Even with occasional glimpses of bras and panties, the women’s locker room is far from the way it was portrayed in the Porkies movies. In the first place, we get very few high school girls in our health club; we are mostly an older crowd. Two, we do NOT look like playboy models or strippers. And finally, we’re talking a lot more Hanes and Platex than Victoria’s Secret and Frederick’s. In short, for the most part, it is not a pretty sight.

Besides the semi-naked female bodies, the women’s locker room is hardly different from men’s locker room’s I visited in my former life.

When I first walked into the women’s locker room, I notice one peculiar little quirk I had never seen in a men’s locker room. Many of the lockers had colorful mesh bath puffs hanging from the ubiquitous combination padlocks. What is up with that? Are the women adding a decorative touch to the locker room? Are they somehow marking their territories? Is it for identification, like why you might put a colorful sticker on your luggage when you travel?

I couldn’t figure out the reason for this odd custom but I wanted to fit in so I, too, soon had my purple puff hanging from my lock. Eventually it dawned on me. The lockers with the puffs are rented for permanent use, not just day use .The puffs are simply hanging outside the lockers to dry, after having been used in the showers. Duh. I stopped hanging my dry puff from my lock.

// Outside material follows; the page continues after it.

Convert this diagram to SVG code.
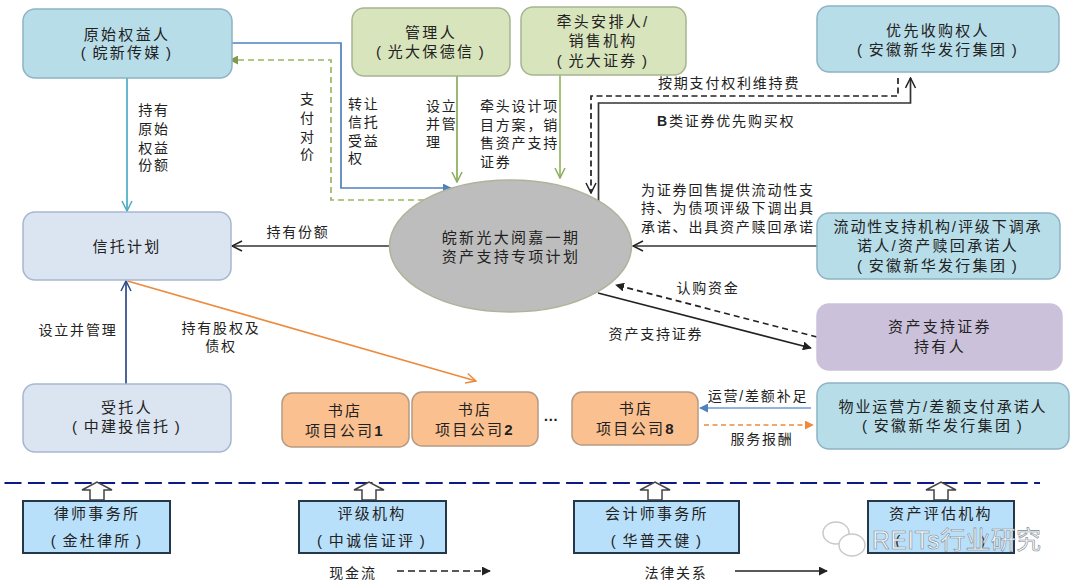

Speaking of showers, the showers are individual stalls equipped with curtains, so naked women are not on display there either.

The locker room has a jacuzzi spa which I like to use naked. I very rarely see any other women in the spa. (I don’t think they’re avoiding the spa because I am in it naked; the spa just isn’t very popular.) One Japanese woman also goes in naked, like me. I’ve seen a few other women use the spa with bathing suits on.

The last thing I noticed about the women’s locker room is that the women generally don’t talk to each other. This surprised me because I usually see women chattering away like magpies when they are together. I once told one of my trans girlfriends, “We really need to talk a lot more if we’re going to pass as women!”

But in the locker room, women keep to themselves. They do their business and get out. I’ve gossiped more in bathrooms than in the locker room. Maybe being semi-naked has an inhibiting effect on conversation.

However, speaking up in the locker room is not considered to be rude. I’ve had a few nice conversations in the women’s locker room when some particular subject or another presented itself. But as a matter of course, women do not greet strangers in the locker room, or make an effort to strike up conversations.

On the other hand, if friends or acquaintances come into the locker room together, it’s a whole other story. In that case, we chatter exactly like magpies.

I can’t think of anything else to tell you about the women’s locker room. Like most things on the other side of the gender divide, the locker room quickly becomes quite mundane. Except for that one time, when we discovered that the boys had drilled a peephole in the wall between our locker rooms... oh, wait a minute—that wasn’t real life; that was a scene from Porkies!